FINRA has observed member firms with effective supervisory systems and procedures for UTMA/UGMA Accounts, including

  • Tracking custodianship termination – Having a system for recording UTMA/UGMA Account beneficiaries’ ages and maintaining automated tools to track when a beneficiary reaches the age at which the custodianship terminates.
  • Notifying registered representatives – Providing assigned registered representatives with automated alerts at certain times (g., 30 to 90 days) before a beneficiary reaches the relevant age and requiring the registered representatives to communicate with the custodian about the upcoming transfer of custodial property.
  • Notifying custodians – Providing notifications or other communications to custodians to advise them that beneficiaries were approaching the relevant age for custodianship termination and discussing what would happen after that date.
  • Verifying authority – Verifying whether the custodian had the authority to manage assets in the UTMA/UGMA Account after the beneficiary reached the relevant age and, if not, having a system in place that prohibits the custodian from managing assets in the UTMA/UGMA Account.
  • Account documentation – Having a system that incorporates the date of termination of the custodianship in the UTMA/UGMA Account titles and retitling UTMA/UGMA Accounts or creating new accounts in the name of the beneficiary after the custodianship terminates.

Endnotes


  1. Member firms are reminded that a custodian for an UTMA/UGMA Account has a different role and responsibilities as compared to a broker-dealer that is responsible for safeguarding customer assets pursuant to the securities laws.
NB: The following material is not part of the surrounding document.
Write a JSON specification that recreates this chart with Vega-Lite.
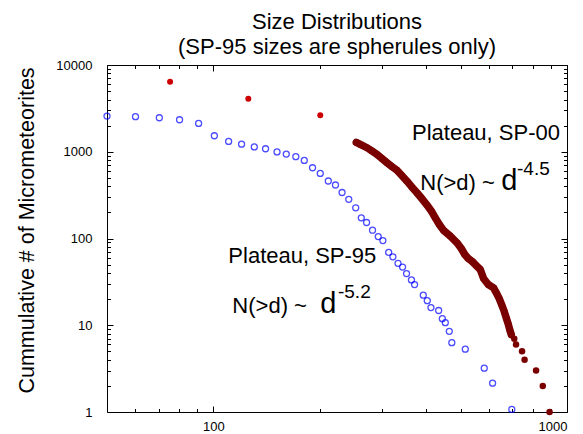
{
  "$schema": "https://vega.github.io/schema/vega-lite/v6.json",
  "width": 460,
  "height": 347,
  "autosize": {"type": "none"},
  "padding": {"left": 107, "top": 65, "right": 16, "bottom": 22},
  "background": "white",
  "config": {
    "font": "Liberation Sans",
    "view": {"stroke": null},
    "axis": {"grid": false, "domainColor": "#000", "domainWidth": 1, "tickColor": "#000", "tickWidth": 1, "labelColor": "#000", "labelFontSize": 13, "labelFont": "Liberation Sans", "titleColor": "#000"}
  },
  "title": {
    "text": ["Size Distributions", "(SP-95 sizes are spherules only)"],
    "fontSize": 22,
    "fontWeight": "normal",
    "lineHeight": 25,
    "baseline": "bottom",
    "offset": -22,
    "color": "#000",
    "font": "Liberation Sans"
  },
  "datasets": {
    "sp95": [
      {"d": 50.0, "n": 2576}, {"d": 60.2, "n": 2535}, {"d": 70.3, "n": 2466}, {"d": 80.2, "n": 2339},
      {"d": 90.8, "n": 2121}, {"d": 100.6, "n": 1530}, {"d": 110.4, "n": 1315}, {"d": 120.1, "n": 1224},
      {"d": 130.5, "n": 1136}, {"d": 140.4, "n": 1083}, {"d": 151.3, "n": 995}, {"d": 160.7, "n": 941},
      {"d": 171.0, "n": 878}, {"d": 180.7, "n": 794}, {"d": 190.7, "n": 654}, {"d": 200.5, "n": 562},
      {"d": 211.3, "n": 460}, {"d": 221.4, "n": 414}, {"d": 231.1, "n": 339}, {"d": 241.4, "n": 283},
      {"d": 252.6, "n": 226}, {"d": 261.9, "n": 173}, {"d": 271.1, "n": 153}, {"d": 281.8, "n": 124.6},
      {"d": 292.5, "n": 105.2}, {"d": 301.5, "n": 94.6}, {"d": 313.1, "n": 69.1}, {"d": 321.8, "n": 61.5},
      {"d": 332.7, "n": 51.8}, {"d": 342.7, "n": 46.9}, {"d": 351.7, "n": 39.4}, {"d": 363.1, "n": 33.3},
      {"d": 370.6, "n": 29.4}, {"d": 392.2, "n": 22.2}, {"d": 402.5, "n": 19.2}, {"d": 412.3, "n": 16.0},
      {"d": 433.5, "n": 14.8}, {"d": 444.0, "n": 11.9}, {"d": 452.7, "n": 10.7}, {"d": 464.6, "n": 8.5},
      {"d": 472.3, "n": 6.3}, {"d": 515.6, "n": 5.3}, {"d": 583.4, "n": 3.2}, {"d": 616.0, "n": 2.15},
      {"d": 698.0, "n": 1.07}
    ],
    "sp00": [
      {"d": 253.5, "n": 1280, "part": "curve"}, {"d": 261.9, "n": 1198, "part": "curve"}, {"d": 271.9, "n": 1112, "part": "curve"},
      {"d": 280.5, "n": 1021, "part": "curve"}, {"d": 290.1, "n": 931, "part": "curve"}, {"d": 299.3, "n": 837, "part": "curve"},
      {"d": 309.7, "n": 747, "part": "curve"}, {"d": 319.5, "n": 677, "part": "curve"}, {"d": 330.4, "n": 613, "part": "curve"},
      {"d": 341.0, "n": 533, "part": "curve"}, {"d": 352.7, "n": 458, "part": "curve"}, {"d": 363.9, "n": 393, "part": "curve"},
      {"d": 376.4, "n": 337, "part": "curve"}, {"d": 388.4, "n": 289, "part": "curve"}, {"d": 401.8, "n": 243, "part": "curve"},
      {"d": 413.2, "n": 208, "part": "curve"}, {"d": 424.1, "n": 173, "part": "curve"}, {"d": 435.4, "n": 145, "part": "curve"},
      {"d": 447.6, "n": 124, "part": "curve"}, {"d": 467.7, "n": 106.3, "part": "curve"}, {"d": 488.5, "n": 89.2, "part": "curve"},
      {"d": 502.3, "n": 76.7, "part": "curve"}, {"d": 513.9, "n": 65.4, "part": "curve"}, {"d": 525.7, "n": 58.8, "part": "curve"},
      {"d": 539.6, "n": 54.3, "part": "curve"}, {"d": 553.8, "n": 48.8, "part": "curve"}, {"d": 568.4, "n": 43.9, "part": "curve"},
      {"d": 580.8, "n": 34.6, "part": "curve"}, {"d": 598.8, "n": 29.5, "part": "curve"}, {"d": 619.8, "n": 27.0, "part": "curve"},
      {"d": 632.9, "n": 23.2, "part": "curve"}, {"d": 643.2, "n": 20.3, "part": "curve"}, {"d": 654.7, "n": 16.9, "part": "curve"},
      {"d": 664.6, "n": 14.4, "part": "curve"}, {"d": 673.2, "n": 12.2, "part": "curve"}, {"d": 682.1, "n": 10.3, "part": "curve"},
      {"d": 688.7, "n": 8.9, "part": "curve"}, {"d": 695.6, "n": 7.8, "part": "curve"},
      {"d": 709.3, "n": 7, "part": "tail"}, {"d": 717.5, "n": 6, "part": "tail"}, {"d": 746.2, "n": 5, "part": "tail"},
      {"d": 758.6, "n": 4, "part": "tail"}, {"d": 817.5, "n": 3, "part": "tail"}, {"d": 854.1, "n": 2, "part": "tail"},
      {"d": 892.7, "n": 1, "part": "tail"}
    ],
    "outliers": [
      {"d": 75.4, "n": 6419}, {"d": 125.5, "n": 4087}, {"d": 200.5, "n": 2643}
    ],
    "labels": [
      {"d": 364.4, "n": 1350, "text": "Plateau, SP-00"},
      {"d": 384.6, "n": 367, "text": "N(>d) ~"},
      {"d": 110.2, "n": 52.5, "text": "Plateau, SP-95"},
      {"d": 113.1, "n": 13.9, "text": "N(>d) ~"}
    ],
    "bigd": [
      {"d": 651.8, "n": 367, "text": "d"},
      {"d": 200.5, "n": 13.9, "text": "d"}
    ],
    "sups": [
      {"d": 722, "n": 540, "text": "-4.5"},
      {"d": 225, "n": 20.7, "text": "-5.2"}
    ]
  },
  "resolve": {"axis": {"x": "independent", "y": "independent"}},
  "layer": [
    {
      "data": {"name": "sp95"},
      "mark": {"type": "point", "shape": "circle", "filled": false, "stroke": "#0000ff", "strokeWidth": 1.3, "size": 36},
      "encoding": {
        "x": {"field": "d", "type": "quantitative", "scale": {"type": "log", "domain": [50, 1000], "nice": false},
              "axis": {"orient": "bottom", "values": [100, 1000], "format": "d", "ticks": false, "labelPadding": 8, "title": null, "domain": true}},
        "y": {"field": "n", "type": "quantitative", "scale": {"type": "log", "domain": [1, 10000], "nice": false},
              "axis": {"orient": "left", "values": [1, 10, 100, 1000, 10000], "format": "d", "ticks": false, "labelPadding": 15, "domain": true,
                       "title": "Cummulative # of Micrometeorites", "titleFontSize": 21.5, "titleFontWeight": "normal",
                       "titleFont": "Liberation Sans", "titleX": -74, "titleY": 165, "titleAngle": 270, "titleAlign": "center", "titleBaseline": "alphabetic"}}
      }
    },
    {
      "data": {"name": "sp00"},
      "transform": [{"filter": "datum.part === 'curve'"}],
      "mark": {"type": "line", "color": "#7a0000", "strokeWidth": 7.5, "strokeCap": "round", "strokeJoin": "round"},
      "encoding": {
        "x": {"field": "d", "type": "quantitative", "scale": {"type": "log", "domain": [50, 1000], "nice": false},
              "axis": {"orient": "top", "values": [100, 1000], "tickSize": -6, "labels": false, "title": null, "domain": true}},
        "y": {"field": "n", "type": "quantitative", "scale": {"type": "log", "domain": [1, 10000], "nice": false},
              "axis": {"orient": "right", "values": [1, 10, 100, 1000, 10000], "tickSize": -6, "labels": false, "title": null, "domain": true}}
      }
    },
    {
      "data": {"name": "sp00"},
      "mark": {"type": "circle", "color": "#7a0000", "opacity": 1, "size": 42},
      "encoding": {
        "x": {"field": "d", "type": "quantitative", "scale": {"type": "log", "domain": [50, 1000], "nice": false},
              "axis": {"orient": "bottom", "values": [100, 1000], "tickSize": -6, "labels": false, "title": null, "domain": false}},
        "y": {"field": "n", "type": "quantitative", "scale": {"type": "log", "domain": [1, 10000], "nice": false},
              "axis": {"orient": "left", "values": [1, 10, 100, 1000, 10000], "tickSize": -6, "labels": false, "title": null, "domain": false}}
      }
    },
    {
      "data": {"name": "outliers"},
      "mark": {"type": "circle", "color": "#cc0000", "opacity": 1, "size": 36},
      "encoding": {
        "x": {"field": "d", "type": "quantitative", "scale": {"type": "log", "domain": [50, 1000], "nice": false},
              "axis": {"orient": "top", "values": [60, 70, 80, 90, 200, 300, 400, 500, 600, 700, 800, 900], "tickSize": -3.5, "labels": false, "title": null, "domain": false}},
        "y": {"field": "n", "type": "quantitative", "scale": {"type": "log", "domain": [1, 10000], "nice": false},
              "axis": {"orient": "right", "values": [2, 3, 4, 5, 6, 7, 8, 9, 20, 30, 40, 50, 60, 70, 80, 90, 200, 300, 400, 500, 600, 700, 800, 900, 2000, 3000, 4000, 5000, 6000, 7000, 8000, 9000], "tickSize": -3.5, "labels": false, "title": null, "domain": false}}
      }
    },
    {
      "data": {"name": "labels"},
      "mark": {"type": "text", "fontSize": 22, "align": "left", "baseline": "alphabetic", "color": "#000", "font": "Liberation Sans"},
      "encoding": {
        "x": {"field": "d", "type": "quantitative", "scale": {"type": "log", "domain": [50, 1000], "nice": false},
              "axis": {"orient": "bottom", "values": [60, 70, 80, 90, 200, 300, 400, 500, 600, 700, 800, 900], "tickSize": -3.5, "labels": false, "title": null, "domain": false}},
        "y": {"field": "n", "type": "quantitative", "scale": {"type": "log", "domain": [1, 10000], "nice": false},
              "axis": {"orient": "left", "values": [2, 3, 4, 5, 6, 7, 8, 9, 20, 30, 40, 50, 60, 70, 80, 90, 200, 300, 400, 500, 600, 700, 800, 900, 2000, 3000, 4000, 5000, 6000, 7000, 8000, 9000], "tickSize": -3.5, "labels": false, "title": null, "domain": false}},
        "text": {"field": "text"}
      }
    },
    {
      "data": {"name": "bigd"},
      "mark": {"type": "text", "fontSize": 29, "align": "left", "baseline": "alphabetic", "color": "#000", "font": "Liberation Sans"},
      "encoding": {
        "x": {"field": "d", "type": "quantitative", "scale": {"type": "log", "domain": [50, 1000], "nice": false}, "axis": null},
        "y": {"field": "n", "type": "quantitative", "scale": {"type": "log", "domain": [1, 10000], "nice": false}, "axis": null},
        "text": {"field": "text"}
      }
    },
    {
      "data": {"name": "sups"},
      "mark": {"type": "text", "fontSize": 19, "align": "left", "baseline": "alphabetic", "color": "#000", "font": "Liberation Sans"},
      "encoding": {
        "x": {"field": "d", "type": "quantitative", "scale": {"type": "log", "domain": [50, 1000], "nice": false}, "axis": null},
        "y": {"field": "n", "type": "quantitative", "scale": {"type": "log", "domain": [1, 10000], "nice": false}, "axis": null},
        "text": {"field": "text"}
      }
    }
  ]
}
For example, if a parent (donor) donates assets to a child in an UTMA/UGMA Account, the parent (rather than the broker-dealer who is opening the account to hold the assets) may be the “custodian” of the UTMA/UGMA Account as that term is used in this context, and the child is the beneficiary.
  2. UTMA and the relevant state statutes generally refer to the “termination” of the custodianship. See, e.g., Section 20 of UTMA and Mass. Gen. Laws ch. 201A, § 20.  Section 20 (Termination of Custodianship) of UTMA states “[t]he custodian shall transfer in an appropriate manner the custodial property to the minor or to the minor’s estate upon the earlier of: (1) the minor’s attainment of 21 years of age with respect to custodial property transferred under Section 4 or 5; (2) the minor’s attainment of [majority under the laws of this State other than this [Act]] [age 18 or other statutory age of majority of Enacting State] with respect to custodial property transferred under Section 6 or 7; or (3) the minor’s death.”
  3. See Fla. Stat. § 710.123.
  4. See Wyo. Stat. § 34-13-139.
  5. See Supplementary Material .01 to Rule 2090.
  6. See FINRA Regulatory Notice 11-02 (January 2011) (SEC Approves Consolidated FINRA Rules Governing Know-Your-Customer and Suitability Obligations).
  7. See 2019 Report on Examination Findings and Observations.
  8. See FINRA press release “FINRA Sanctions Five Firms for Failing to Reasonably Supervise Custodial Accounts” (December 26, 2019).
  9. See 2019 Report on Examination Findings and Observations.